Vedud Asadi, an Azeri-Iranian minority rights activist, was recently arrested by Iranian authorities in Rasht. He was among hundreds of Azeri-Iranians who have been detained since May. While authorities have not announced the charges against him, human rights monitors believe Mr. Asadi's arrest is in connection with his recent traditional Azeri wedding, one that was celebrated with Azeri colors, flags, folk songs, and dances.
According to reports by human rights monitors, Mr. Asadi is being detained in Tehran in Section 209 of Evin prison, a place widely known for torture and maltreatment of its mostly human rights activist prisoners. Mr. Asadi is no stranger to Iranian authorities.

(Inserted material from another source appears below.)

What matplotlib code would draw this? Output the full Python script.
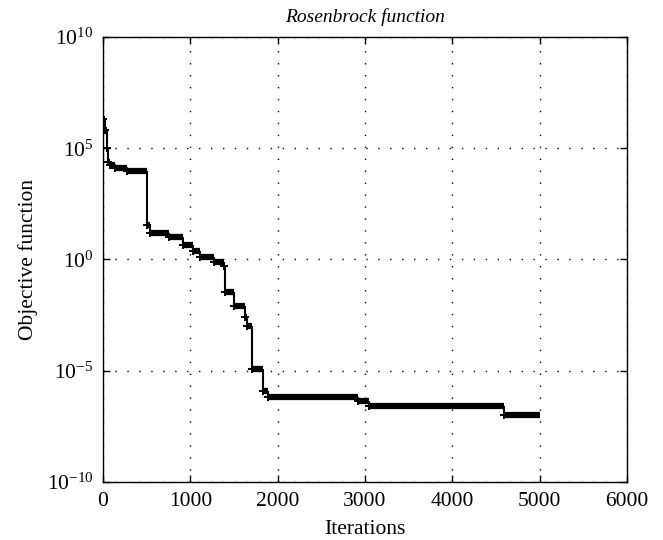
import numpy as np
import matplotlib
matplotlib.use("Agg")
import matplotlib.pyplot as plt
from matplotlib.ticker import NullLocator, MultipleLocator

plt.rcParams['font.family'] = ['Liberation Serif', 'DejaVu Serif']
plt.rcParams['mathtext.fontset'] = 'stix'

# iteration at which the best value changes, and the new best value
iters = [0, 20, 40, 57, 80, 138, 276, 506, 540, 750, 920, 1035, 1115, 1265,
         1380, 1400, 1500, 1630, 1650, 1710, 1830, 1885, 2920, 3050, 4590]
best = [2.0e6, 6.3e5, 1.0e5, 2.5e4, 1.8e4, 1.26e4, 9.1e3, 37.0, 14.8, 10.7,
        4.7, 2.3, 1.35, 0.81, 0.49, 0.036, 7.9e-3, 2.5e-3, 1.0e-3, 1.15e-5,
        1.17e-6, 6.9e-7, 4.2e-7, 2.5e-7, 1.07e-7]
last_iter = 5000

fig = plt.figure(figsize=(6.63, 5.40), dpi=100)
ax = fig.add_axes([0.1554, 0.1074, 0.7903, 0.8241])

x_end = iters[1:] + [last_iter]
# flat parts drawn heavy (dense markers in the original), drops drawn thin
ax.hlines(best, iters, x_end, colors='black', linewidth=4.5, zorder=3)
ax.vlines(iters[1:], best[1:], best[:-1], colors='black', linewidth=1.5, zorder=3)
ax.plot(iters, best, linestyle='none', marker='+', color='black',
        markersize=6, markeredgewidth=1.4, zorder=4)

ax.set_yscale('log')
ax.set_xlim(0, 6000)
ax.set_ylim(1e-10, 1e10)
ax.xaxis.set_major_locator(MultipleLocator(1000))
ax.set_yticks([1e-10, 1e-5, 1e0, 1e5, 1e10])
ax.yaxis.set_minor_locator(NullLocator())

ax.grid(True, color='black', linestyle=(0, (1, 7.6)), linewidth=1.0)
ax.tick_params(direction='in', top=True, right=True, length=5, width=1,
               labelsize=15.5, pad=7)
for s in ax.spines.values():
    s.set_linewidth(1.0)

ax.set_xlabel('Iterations', fontsize=15.5, labelpad=7)
ax.set_ylabel('Objective function', fontsize=15.5, labelpad=6)
ax.set_title('Rosenbrock function', fontsize=14, style='italic', pad=11)

fig.savefig('out.png', dpi=100)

In 2006, he was arrested during protests that started after a state-run newspaper depicted a cockroach speaking in the Azeri language.
Iranian authorities cite "pan-Turkism" and separatism as their reasons for detaining Azeri-Iranians. However, Fakhteh Zamani, Director of the Association for the Defense of Azerbaijani Political Prisoners in Iran, says these claims are far from the truth:
"Most of these activists are civil rights activists. They are human rights activists, and they are asking for implementation of the constitution. There is nothing in his [Mr. Asadi's] activism, nor are any other activists doing anything that implies they are separatists."
Ethnic Azeris are the largest minority group in Iran, comprising approximately one-quarter of the overall population. Despite being well integrated into the economy, Azeri-Iranians face discrimination. The government has taken measures to exclude Azeri culture from society, such as banning the Azeri language in schools, harassing activists or organizers, and changing Azeri geographic names.
Ms. Zamani said the Iranian Constitution grants minorities the right to education and media in their own languages, but these rights are rarely respected in practice:
"There is not a single course starting from kindergarten all the way to end of high school which is taught in minority languages. All the books, all the courses, basically all the education is in Persian."
Free expression of one's heritage is a human right. The Iranian government should release Mr. Asadi and other political prisoners immediately and protect and encourage the well being of all its minority citizens.